Season 14: Bozoma Saint John and Corporate Power
The fourteenth season, which premiered in November 2024, introduced another dimension of diversity with the casting of Bozoma Saint John. A Ghanaian-American businesswoman who had served as Chief Marketing Officer at Netflix, head of global consumer marketing at Apple Music, and CMO at Uber, Saint John brought a corporate resume that was arguably more impressive than any previous cast member’s professional credentials.
Saint John’s casting represented a shift not just in the show’s racial composition but in its class dynamics. Previous cast members had been wealthy through marriage, inheritance, entertainment careers, or entrepreneurship of varying scale. Saint John had built her career in the C-suites of some of the most consequential technology and media companies in the world. Her presence implicitly challenged the show’s traditional hierarchy, in which wealth derived from a husband’s career or a personal brand often trumped independent professional achievement.
On screen, Saint John established herself as direct and opinionated, integrating into the group without the tentativeness that sometimes characterizes new cast members’ first seasons.
The Bigger Picture: What Changed and What Didn’t
The diversification of RHOBH’s cast between seasons 10 and 14 was real, but it also had limits worth noting.
The changes happened incrementally, season by season, rather than as a comprehensive overhaul.

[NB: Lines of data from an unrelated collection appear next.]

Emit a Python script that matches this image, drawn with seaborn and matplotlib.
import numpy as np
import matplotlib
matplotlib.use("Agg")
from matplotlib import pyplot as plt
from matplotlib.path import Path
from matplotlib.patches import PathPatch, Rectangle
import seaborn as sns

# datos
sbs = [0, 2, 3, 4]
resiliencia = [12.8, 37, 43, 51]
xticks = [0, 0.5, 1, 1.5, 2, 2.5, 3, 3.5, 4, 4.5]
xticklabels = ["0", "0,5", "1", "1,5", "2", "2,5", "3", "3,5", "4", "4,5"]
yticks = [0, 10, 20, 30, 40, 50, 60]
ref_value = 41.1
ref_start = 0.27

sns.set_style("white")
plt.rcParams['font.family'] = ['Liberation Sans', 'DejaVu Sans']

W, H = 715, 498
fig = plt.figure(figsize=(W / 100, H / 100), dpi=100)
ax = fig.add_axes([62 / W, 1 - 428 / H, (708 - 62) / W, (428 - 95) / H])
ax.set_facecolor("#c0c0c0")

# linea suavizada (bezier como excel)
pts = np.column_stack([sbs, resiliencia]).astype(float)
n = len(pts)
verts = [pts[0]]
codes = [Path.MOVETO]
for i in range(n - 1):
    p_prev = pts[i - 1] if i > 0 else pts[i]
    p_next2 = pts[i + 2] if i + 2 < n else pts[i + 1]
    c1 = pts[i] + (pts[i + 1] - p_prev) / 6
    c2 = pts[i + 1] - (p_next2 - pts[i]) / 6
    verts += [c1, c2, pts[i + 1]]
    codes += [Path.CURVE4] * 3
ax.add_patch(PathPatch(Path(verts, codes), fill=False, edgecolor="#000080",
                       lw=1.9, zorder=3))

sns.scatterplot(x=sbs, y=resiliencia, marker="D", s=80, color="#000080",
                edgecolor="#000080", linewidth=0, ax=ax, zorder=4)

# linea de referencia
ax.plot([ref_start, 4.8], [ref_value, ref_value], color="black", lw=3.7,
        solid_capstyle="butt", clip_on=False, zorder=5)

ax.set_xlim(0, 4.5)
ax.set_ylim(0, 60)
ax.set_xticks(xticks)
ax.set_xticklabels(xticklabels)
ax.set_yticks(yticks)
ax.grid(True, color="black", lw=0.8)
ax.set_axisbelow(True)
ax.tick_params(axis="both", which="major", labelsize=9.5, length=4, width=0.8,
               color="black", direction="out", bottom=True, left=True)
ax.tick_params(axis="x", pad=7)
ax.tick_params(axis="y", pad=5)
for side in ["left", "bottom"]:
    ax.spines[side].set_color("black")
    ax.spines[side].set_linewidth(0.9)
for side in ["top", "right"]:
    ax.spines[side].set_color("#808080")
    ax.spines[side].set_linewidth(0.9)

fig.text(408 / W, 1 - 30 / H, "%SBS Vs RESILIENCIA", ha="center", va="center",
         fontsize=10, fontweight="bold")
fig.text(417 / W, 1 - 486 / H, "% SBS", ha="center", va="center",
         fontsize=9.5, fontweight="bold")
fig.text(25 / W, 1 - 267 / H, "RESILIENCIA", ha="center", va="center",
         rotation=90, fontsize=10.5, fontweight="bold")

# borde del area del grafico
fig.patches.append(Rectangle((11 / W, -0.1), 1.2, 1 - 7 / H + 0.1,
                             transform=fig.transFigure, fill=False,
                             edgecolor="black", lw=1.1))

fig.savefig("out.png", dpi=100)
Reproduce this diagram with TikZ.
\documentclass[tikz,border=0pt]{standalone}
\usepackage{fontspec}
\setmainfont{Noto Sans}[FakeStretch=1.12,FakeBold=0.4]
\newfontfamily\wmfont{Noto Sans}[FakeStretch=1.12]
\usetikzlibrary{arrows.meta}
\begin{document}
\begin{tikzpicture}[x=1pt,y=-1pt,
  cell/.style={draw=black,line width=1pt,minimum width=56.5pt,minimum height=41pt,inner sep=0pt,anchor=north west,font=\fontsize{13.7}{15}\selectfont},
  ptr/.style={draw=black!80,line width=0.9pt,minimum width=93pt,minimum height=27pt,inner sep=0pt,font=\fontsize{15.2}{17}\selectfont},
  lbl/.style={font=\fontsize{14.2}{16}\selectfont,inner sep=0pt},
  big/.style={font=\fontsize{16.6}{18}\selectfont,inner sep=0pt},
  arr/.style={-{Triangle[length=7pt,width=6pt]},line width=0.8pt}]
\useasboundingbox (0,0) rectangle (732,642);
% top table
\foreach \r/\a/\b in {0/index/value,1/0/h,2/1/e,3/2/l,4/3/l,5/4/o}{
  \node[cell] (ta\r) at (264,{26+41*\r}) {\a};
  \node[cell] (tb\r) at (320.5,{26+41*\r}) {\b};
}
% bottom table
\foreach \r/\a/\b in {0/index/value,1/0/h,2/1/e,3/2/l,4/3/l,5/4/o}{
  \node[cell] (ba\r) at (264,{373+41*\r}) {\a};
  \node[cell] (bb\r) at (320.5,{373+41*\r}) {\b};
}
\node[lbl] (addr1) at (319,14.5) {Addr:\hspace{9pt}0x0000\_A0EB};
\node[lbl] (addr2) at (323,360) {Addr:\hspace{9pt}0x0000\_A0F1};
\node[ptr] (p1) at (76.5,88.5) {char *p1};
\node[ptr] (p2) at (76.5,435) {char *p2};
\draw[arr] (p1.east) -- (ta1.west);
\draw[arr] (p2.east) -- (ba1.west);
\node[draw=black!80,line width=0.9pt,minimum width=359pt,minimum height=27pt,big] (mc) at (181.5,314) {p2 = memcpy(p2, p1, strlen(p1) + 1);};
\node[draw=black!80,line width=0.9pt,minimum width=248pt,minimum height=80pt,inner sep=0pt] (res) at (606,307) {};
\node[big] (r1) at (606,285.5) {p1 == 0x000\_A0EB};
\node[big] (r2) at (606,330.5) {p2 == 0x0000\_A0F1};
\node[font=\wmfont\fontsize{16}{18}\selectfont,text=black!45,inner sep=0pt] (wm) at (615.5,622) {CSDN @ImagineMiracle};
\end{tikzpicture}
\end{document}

Beauvais was a solo addition in Season 10. Kung Minkoff was a solo addition in Season 11. Saint John arrived three seasons later. At no point has the show featured more than two non-white cast members simultaneously in full-time roles.
The show’s economic universe also remained remarkably consistent. The new cast members were wealthy, well-connected, and comfortable in the social environments that the show documents. Diversity of race and ethnicity was introduced; diversity of class, economic background, or life experience was not meaningfully altered.
This tracks with how the broader Housewives franchise has managed its evolution. Bravo has been responsive to criticism about representation, but the network’s changes have operated within the existing framework of the show rather than reimagining that framework. The women are more diverse. The world they inhabit on screen is largely the same.
Still, the trajectory matters. A show that spent nine seasons presenting Beverly Hills wealth as exclusively white has spent the last five seasons demonstrating, however imperfectly, that it doesn’t have to be. For a franchise that reaches millions of viewers and shapes popular perceptions of affluence and social status in ways that prestige television rarely does, that shift carries weight that extends beyond casting announcements.
Whether the changes represent genuine institutional evolution or a network responding to market pressure is, as always, a matter of interpretation. But the cast that viewers see on screen in 2026 is meaningfully different from the one they saw in 2010. In an industry where change often moves at geological speed, that counts for something.
The question, as always, is whether it counts for enough.